Bisnis.com, JAKARTA—Sejumlah pihak menilai standar ambang batas harga properti yang terkena Pajak Penjualan atas Barang Mewah (PPnBM) perlu diselaraskan dengan Pajak Penghasilan (PPh).
Pekan lalu, Menteri Keuangan Bambang Brodjonegoro menyampaikan, pemerintah akan segera merevisi Peraturan Menteri Keuangan (PMK) Nomor 130/PMK.011/2013 terkait jenis barang kena PPnBM dengan batas hunian mewah di atas Rp10 miliar.
Sebelumnya, pada Mei 2015, pemerintah mengeluarkan PMK Nomor 90/PMK.03/2015 tentang Wajib Pajak Tertentu sebagai Pemungut Pajak Penghasilan (PPh) dari Pembeli atas Penjualan Barang yang Tergolong Sangat Mewah disebut ada enam jenis barang sangat mewah yang dipungut PPh Pasal 22.
Salah satunya properti rumah dan tanahnya serta apartemen dengan batasan harga jual minimal masing-masing Rp 5 miliar.
Executive Director Center for Indonesia Taxation Analysis (CITA) Yustinus Prastowo menilai, standar harga yang dikenakan dalam PPnBM dan PPh memerlukan harmonisasi.
Bila pemerintah jadi menetapkan PPnBM untuk kategori properti mewah dengan harga Rp10 miliar, maka golongan properti sangat mewah yang terkena PPh perlu dinaikkan dari standar saat ini sebesar Rp5 miliar.
"Tetap perlu diselaraskan, karena kita dalam sistem pajak yang sama. Kosekuensinya bila PPnBM baru diberlakukan, PMK PPh pasal 22 juga direvisi,” ujarnya pada Bisnis.com di Jakarta, Selasa (22/9/2015).
Menurut Yustinus, paket kebijakan ekonomi yang dirilis pemerintah pada 9 September lalu menunjukan sebuah kejelasan bahwa negara mendukung kinerja industri nasional. Oleh karena itu, bila tidak segera diturunkan dalam peraturan yang tepat, momentum optimisme ini bisa menghilang begitu saja.
Baik PPnBM maupun PPh, sambungnya, juga berfungsi untuk mengatur pola konsumsi masyarakat, karena tidak semua orang bisa akses. Adanya pemasukan dari pajak nantinya bisa didistribusikan kepada pihak yang tidak kena pajak, yakni masyarakat ekonomi menengah-bawah.

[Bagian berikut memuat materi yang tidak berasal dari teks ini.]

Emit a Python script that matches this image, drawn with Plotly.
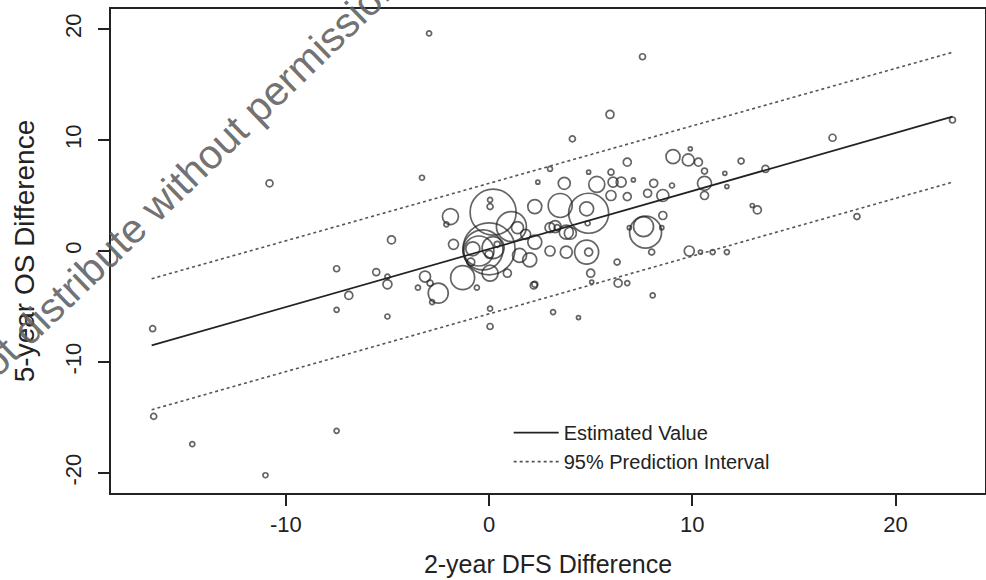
import plotly.graph_objects as go

# ---- data ----
dfs_diff = [-16.55, -16.5, -14.6, -11.0, -10.8, -7.5, -7.5, -7.5, -6.9, -4.8,
            -5.55, -5.0, -5.0, -5.0, -2.95, -3.3, -3.15, -3.5, -2.9, -2.5,
            -1.3, -0.6, -2.8, -1.9, -2.1, -1.75, 0.2, 0.05, 0.05, 1.1,
            1.4, 0.0, -0.3, -0.5, 0.2, -0.8, 0.0, 0.4, 2.25, 3.5,
            4.9, 4.8, 4.8, 4.9, 3.8, 3.0, 2.0, 1.5, 2.25, 3.25,
            3.8, 0.05, 0.9, 2.2, 5.0, 5.05, 5.95, 4.1, 9.05, 9.8,
            10.3, 9.9, 6.8, 12.4, 13.6, 10.6, 11.6, 11.7, 10.6, 10.6,
            4.9, 6.0, 6.1, 6.5, 5.3, 7.1, 6.0, 6.8, 7.8, 8.1,
            8.55, 9.0, 8.55, 7.6, 7.7, 8.5, 6.9, 8.0, 8.05, 9.85,
            10.4, 11.0, 11.7, 13.2, 12.95, 6.3, 6.35, 6.8, 3.15, 4.4,
            0.05, 2.25, 3.0, 3.7, 2.4, 16.9, 22.8, 18.1, 7.55, 0.05,
            1.8, -0.9, 4.0, 3.0, 3.35, 4.85]
os_diff = [-7.0, -14.9, -17.4, -20.2, 6.1, -1.6, -5.3, -16.2, -4.0, 1.0,
           -1.9, -3.0, -2.3, -5.9, 19.6, 6.6, -2.3, -3.3, -2.9, -3.8,
           -2.4, -3.3, -4.6, 3.1, 2.4, 0.6, 3.5, 4.6, 4.0, 2.2,
           2.1, 0.2, 0.1, 0.0, 0.3, 0.2, -0.3, 0.6, 4.0, 4.1,
           3.4, 3.8, -0.1, -0.1, -0.1, 0.0, -0.8, -0.4, 0.8, 2.2,
           1.7, -2.0, -2.0, -3.1, -2.0, -2.8, 12.3, 10.1, 8.5, 8.2,
           8.0, 9.2, 8.0, 8.1, 7.4, 7.2, 7.0, 5.8, 6.1, 5.0,
           7.1, 7.1, 6.2, 6.2, 6.0, 6.4, 5.0, 4.9, 5.2, 6.1,
           5.0, 5.9, 3.2, 2.2, 1.7, 2.1, 2.1, -0.1, -4.0, 0.0,
           -0.1, -0.1, -0.1, 3.7, 4.1, -1.0, -2.9, -2.9, -5.5, -6.0,
           -6.8, -3.0, 7.4, 6.1, 6.2, 10.2, 11.8, 3.1, 17.5, -5.2,
           1.5, -1.0, 1.6, 2.1, 2.1, 2.5]
study_weight = [6, 6, 5, 5, 7, 6, 5, 5, 8, 8,
                7, 9, 5, 5, 5, 5, 11, 5, 6, 20,
                24, 5, 5, 16, 5, 10, 46, 5, 6, 30,
                12, 52, 40, 30, 22, 14, 8, 6, 14, 24,
                40, 14, 24, 8, 12, 10, 14, 14, 14, 12,
                14, 16, 8, 7, 8, 4, 8, 6, 14, 12,
                8, 4, 8, 6, 7, 6, 4, 4, 14, 8,
                4, 6, 10, 10, 16, 4, 10, 8, 8, 8,
                12, 5, 8, 20, 32, 4, 4, 6, 5, 10,
                4, 5, 5, 8, 4, 6, 8, 5, 5, 4,
                6, 6, 5, 12, 4, 7, 6, 6, 6, 5,
                10, 8, 12, 10, 6, 5]

fit_x = [-16.6, 22.8]
fit_y = [-8.5, 12.1]
pi_upper_y = [-2.5, 17.9]
pi_lower_y = [-14.3, 6.2]

x_ticks = [-10, 0, 10, 20]
y_ticks = [-20, -10, 0, 10, 20]

FONT = "Liberation Sans, Arial, sans-serif"

fig = go.Figure()
fig.add_trace(go.Scatter(
    x=dfs_diff, y=os_diff, mode="markers", showlegend=False, hoverinfo="skip",
    marker=dict(symbol="circle-open", size=study_weight, sizemode="diameter",
                color="#222222", line=dict(width=1.7, color="#222222")),
))
fig.add_trace(go.Scatter(x=fit_x, y=fit_y, mode="lines", name="Estimated Value",
                         line=dict(color="#222222", width=1.7)))
fig.add_trace(go.Scatter(x=fit_x, y=pi_upper_y, mode="lines", name="95% Prediction Interval",
                         line=dict(color="#555555", width=1.6, dash="dot")))
fig.add_trace(go.Scatter(x=fit_x, y=pi_lower_y, mode="lines", showlegend=False,
                         line=dict(color="#555555", width=1.6, dash="dot")))

fig.update_layout(
    width=986, height=580,
    margin=dict(l=111, r=1, t=9, b=87, autoexpand=False),
    paper_bgcolor="white", plot_bgcolor="white",
    font=dict(family=FONT, color="#222222"),
    legend=dict(x=0.455, y=0.165, xanchor="left", yanchor="top",
                bgcolor="rgba(0,0,0,0)", font=dict(size=20, family=FONT),
                itemwidth=45, tracegroupgap=0),
    xaxis=dict(range=[-18.6, 24.4], tickvals=x_ticks, ticktext=[str(v) for v in x_ticks],
               automargin=False,
               showgrid=False, zeroline=False, showline=True, mirror=True,
               linecolor="#222222", linewidth=2, ticks="outside", ticklen=11,
               tickwidth=1.5, tickcolor="#222222", tickfont=dict(size=22),
               ticklabelstandoff=0,
               title=dict(text="2-year DFS Difference", font=dict(size=25), standoff=19)),
    yaxis=dict(range=[-21.8, 21.8], tickvals=y_ticks, ticktext=[str(v) for v in y_ticks],
               automargin=False,
               showgrid=False, zeroline=False, showline=True, mirror=True,
               linecolor="#222222", linewidth=2, ticks="outside", ticklen=11,
               tickwidth=1.5, tickcolor="#222222", tickfont=dict(size=22),
               tickangle=-90, ticklabelstandoff=8,
               title=dict(text="5-year OS Difference", font=dict(size=28), standoff=18)),
)

fig.add_annotation(
    text="Do not distribute without permission", xref="paper", yref="paper",
    x=(158 - 111) / 874, y=(493 - 204) / 484, xanchor="center", yanchor="middle",
    showarrow=False, textangle=-44,
    font=dict(size=41, family=FONT, color="rgba(95,95,95,0.9)"),
)

fig.write_html(
    "out.html",
    config={"displayModeBar": False},
    post_script="document.body.style.margin='0';document.body.style.overflow='hidden';",
)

Dia menyimpulkan, pelaku usaha membutuhkan adanya tiga hal dari regulasi, yakni kejelasan, kepastian, dan konsistensi. Tiga hal inilah yang seyogyanya menjadi perhatian pemerintah ke depannya.
Direktur Ekskutif Indonesia Property Watch (IPW) Ali Tranghanda mengatakan, pemerintah perlu cepat tanggap dengan segala efek kebijakan, karena dampaknya paling mengena terhadap konsumen. Adanya ketidakpastian dalam hal pajak membuat calon konsumen cenderung memilih menunda pembelian.
Pasar yang lesu kemudian membuat pengembang membatasi produksi suplai properti baru. Di titik inilah industri properti yang memiliki 174 sektor usaha turunan kurang bergairah, sehingga pertumbuhan perekonomian juga melambat.
Dalam tiga tahun terakhir, penjualan properti memang mengalami tren menurun. Berdasarkan data IPW pada 2014 penjualan turun 60% secara tahunan (year-on-year/ YoY) dibandingkan 2013. Pada semester I/2015, penjualan turun kembali sekitar 23%.
Mengenai ambang batas PPnBM dan PPh, sambung Ali, pemerintah perlu melakukan sinkronisasi. Pasalnya, tidak mungkin standar barang sangat mewah berada di bawah standar barang mewah.
“Apa ini pernyataan batasan PPnBM naik ini tertukar dengan PPh, ini yang perlu adanya kejelasan segera,” katanya.
Menurutnya, penetapan PPnBM dan PPh perlu dilakukan secara cepat, karena juga berkaitan dengan rencana pemerintah membuka akses pembelian properti oleh warga negara asing (WNA) dengan batas Rp10 miliar.
Direktur PT Modernland Realty Tbk Andy K.Natanael mengatakan, sebetulnya pelaku usaha senang dengan keputusan PPnBM untuk properti Rp10 miliar. Namun, adanya periode ketidakpastian dalam menunggu regulasi seperti inilah yang membuat developer dan pasar masih menunggu.
“Dalam situasi regulasi yang belum jelas, sulit menjual properti saat ini. Sebetulnya pasar ada uang ada, masalahnya mereka [investor] gak sabar,” tuturnya.